In practice, however, he would be unable to push even a fraction of his promises through Congress. In the unlikely event the Democrats won 60 Senate seats in November — the filibuster-proof threshold — enough of them would be opposed to Mr Sanders’ agenda to block it.

A more realistic expectation is that he would subvert traditional US foreign policy by ending overseas interventions. National security is where a president’s real power lies. Ironically, such military restraint would improve America’s fiscal outlook. The wars in Iraq and Afghanistan have cost the US trillions of dollars. The second bromide — that Mr Sanders would lose a presidential election — may just be wishful thinking.

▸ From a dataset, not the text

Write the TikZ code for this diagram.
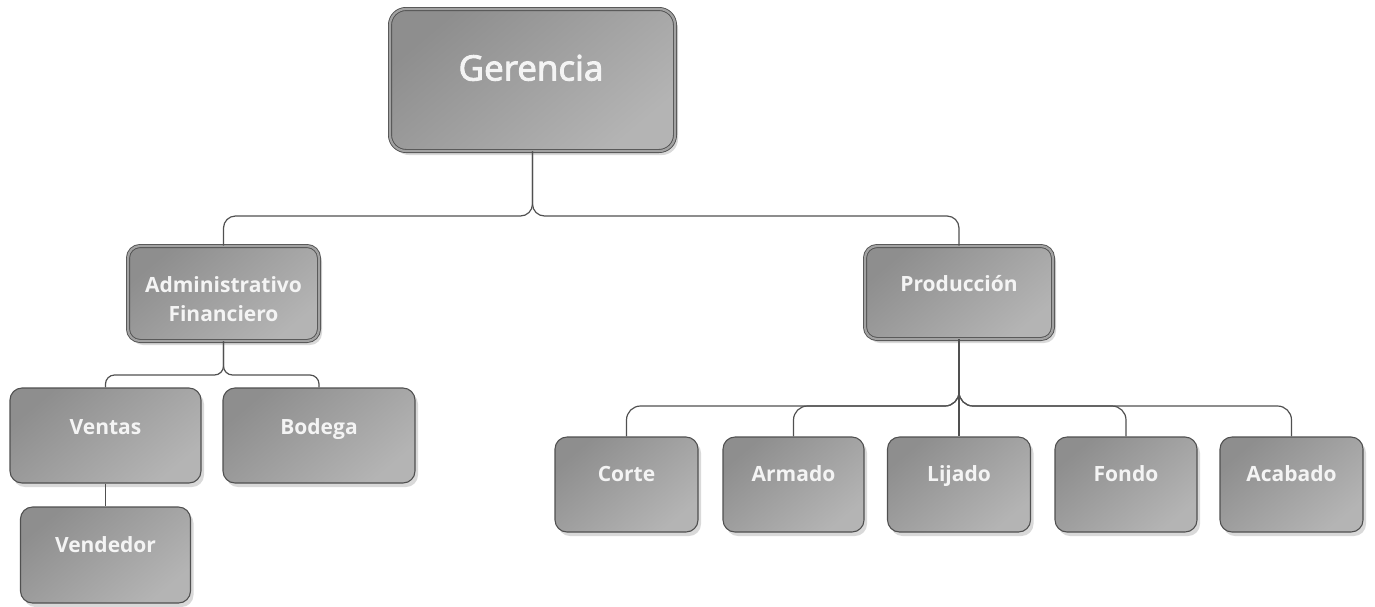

Head to head polls show him beating Mr Trump by similar margins as Michael Bloomberg.

Some wolves have real fangs. This week the US Department of Justice abandoned the pretence it would keep any distance from Mr Trump’s vendettas. Bill Barr, the attorney-general, is deploying America’s machinery of justice against the president’s enemies.

A few optimists thought Mr Trump would move on after having been acquitted by the Senate. Quite the reverse. He has made it clear he wants to punish anyone who testified against him and protect those who kept their silence. It took a few hours for the DoJ to say it would intervene to reduce the nine-year jail sentence for Roger Stone, Mr Trump’s former henchman, after he had complained about it on Twitter.

Had Mr Trump acted this brazenly during his first week, the uproar might have forced him to climb down. Today’s outrage is largely confined to Washington’s beltway. America as a whole has acclimatised to the shock. Long before Mr Trump took office, the US public was familiar with warnings of imminent fascism. It is little surprise that most people have grown too numb to pay heed. This is the point at which Mr Trump is escalating his abuse of power. The boy is crying wolf again but fewer Americans are listening.

Remainer warnings of Britain’s collapse after the 2016 referendum have had a similar effect. By failing to come true — or happening more slowly than forecast — they have licensed a free season on facts. Those who say reason is on their side should be careful how they use it. Outbidding populist rhetoric is a loser’s game. There used to be a saying that a neoconservative is a liberal mugged by reality. Today many liberals might be described as drunk on apocalypse.

It is possible today’s society is so desensitised to shock in general that our politics is doomed to a rhetorical arms race. In which case, the boy has no choice but to shout ever more loudly. A more positive view is that the “still small voice of calm” will ultimately prevail. Believing that, however, requires a leap of faith that does not come easily.